_WORK TO BE COMPLETED_: Word for word, repeat the entries, minus the pictures.

_RECORDS SHOWN_:
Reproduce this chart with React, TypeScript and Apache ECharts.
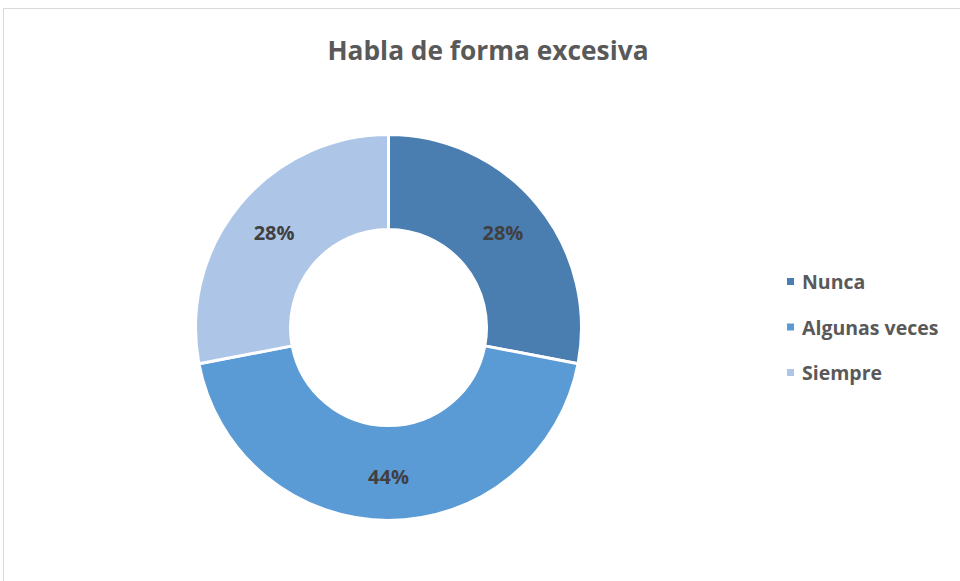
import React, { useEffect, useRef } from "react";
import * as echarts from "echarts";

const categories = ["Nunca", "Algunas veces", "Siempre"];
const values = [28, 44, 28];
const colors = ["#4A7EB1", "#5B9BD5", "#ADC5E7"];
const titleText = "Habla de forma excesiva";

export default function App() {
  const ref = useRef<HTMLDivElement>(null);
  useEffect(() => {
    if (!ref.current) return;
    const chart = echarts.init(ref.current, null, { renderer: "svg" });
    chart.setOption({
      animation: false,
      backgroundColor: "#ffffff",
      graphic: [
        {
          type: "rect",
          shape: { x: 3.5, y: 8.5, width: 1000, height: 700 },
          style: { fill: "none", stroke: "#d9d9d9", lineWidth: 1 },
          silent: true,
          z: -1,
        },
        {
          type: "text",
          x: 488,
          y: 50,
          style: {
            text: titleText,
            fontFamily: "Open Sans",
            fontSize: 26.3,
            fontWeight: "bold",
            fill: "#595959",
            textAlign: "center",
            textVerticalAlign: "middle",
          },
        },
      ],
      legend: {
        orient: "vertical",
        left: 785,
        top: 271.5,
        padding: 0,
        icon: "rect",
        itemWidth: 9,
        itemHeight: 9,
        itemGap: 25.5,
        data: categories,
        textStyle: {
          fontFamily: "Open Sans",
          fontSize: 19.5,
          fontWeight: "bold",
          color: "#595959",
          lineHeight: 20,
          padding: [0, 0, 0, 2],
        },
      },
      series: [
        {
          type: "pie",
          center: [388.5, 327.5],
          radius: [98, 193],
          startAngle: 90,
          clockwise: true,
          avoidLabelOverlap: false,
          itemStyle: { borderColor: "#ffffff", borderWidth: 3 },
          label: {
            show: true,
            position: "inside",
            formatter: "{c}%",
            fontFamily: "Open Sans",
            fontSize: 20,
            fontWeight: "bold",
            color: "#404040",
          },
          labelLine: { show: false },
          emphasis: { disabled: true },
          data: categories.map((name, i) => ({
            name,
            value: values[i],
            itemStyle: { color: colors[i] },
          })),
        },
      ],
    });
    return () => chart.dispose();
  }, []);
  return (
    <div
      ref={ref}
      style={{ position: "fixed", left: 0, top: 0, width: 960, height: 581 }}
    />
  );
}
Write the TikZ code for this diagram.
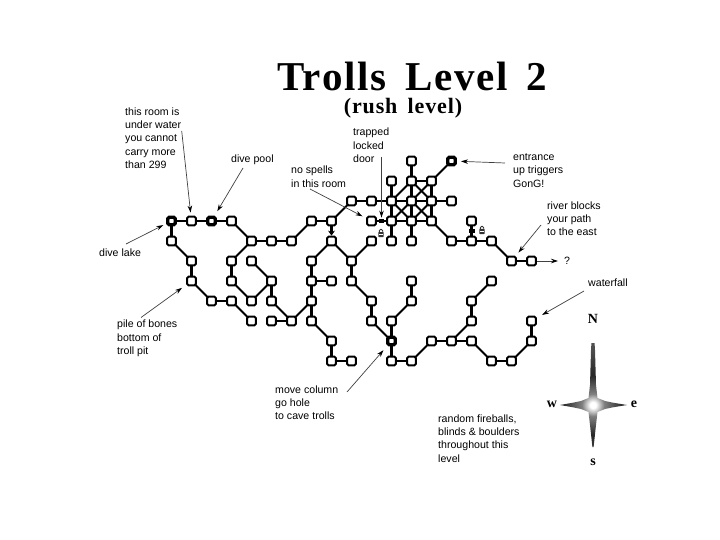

_TASK OUTPUT_:
Reproduce this chart with React, TypeScript and Apache ECharts.
import React, { useEffect, useRef } from "react";
import * as echarts from "echarts";

const categories = ["Nunca", "Algunas veces", "Siempre"];
const values = [28, 44, 28];
const colors = ["#4A7EB1", "#5B9BD5", "#ADC5E7"];
const titleText = "Habla de forma excesiva";

export default function App() {
  const ref = useRef<HTMLDivElement>(null);
  useEffect(() => {
    if (!ref.current) return;
    const chart = echarts.init(ref.current, null, { renderer: "svg" });
    chart.setOption({
      animation: false,
      backgroundColor: "#ffffff",
      graphic: [
        {
          type: "rect",
          shape: { x: 3.5, y: 8.5, width: 1000, height: 700 },
          style: { fill: "none", stroke: "#d9d9d9", lineWidth: 1 },
          silent: true,
          z: -1,
        },
        {
          type: "text",
          x: 488,
          y: 50,
          style: {
            text: titleText,
            fontFamily: "Open Sans",
            fontSize: 26.3,
            fontWeight: "bold",
            fill: "#595959",
            textAlign: "center",
            textVerticalAlign: "middle",
          },
        },
      ],
      legend: {
        orient: "vertical",
        left: 785,
        top: 271.5,
        padding: 0,
        icon: "rect",
        itemWidth: 9,
        itemHeight: 9,
        itemGap: 25.5,
        data: categories,
        textStyle: {
          fontFamily: "Open Sans",
          fontSize: 19.5,
          fontWeight: "bold",
          color: "#595959",
          lineHeight: 20,
          padding: [0, 0, 0, 2],
        },
      },
      series: [
        {
          type: "pie",
          center: [388.5, 327.5],
          radius: [98, 193],
          startAngle: 90,
          clockwise: true,
          avoidLabelOverlap: false,
          itemStyle: { borderColor: "#ffffff", borderWidth: 3 },
          label: {
            show: true,
            position: "inside",
            formatter: "{c}%",
            fontFamily: "Open Sans",
            fontSize: 20,
            fontWeight: "bold",
            color: "#404040",
          },
          labelLine: { show: false },
          emphasis: { disabled: true },
          data: categories.map((name, i) => ({
            name,
            value: values[i],
            itemStyle: { color: colors[i] },
          })),
        },
      ],
    });
    return () => chart.dispose();
  }, []);
  return (
    <div
      ref={ref}
      style={{ position: "fixed", left: 0, top: 0, width: 960, height: 581 }}
    />
  );
}
Write the TikZ code for this diagram.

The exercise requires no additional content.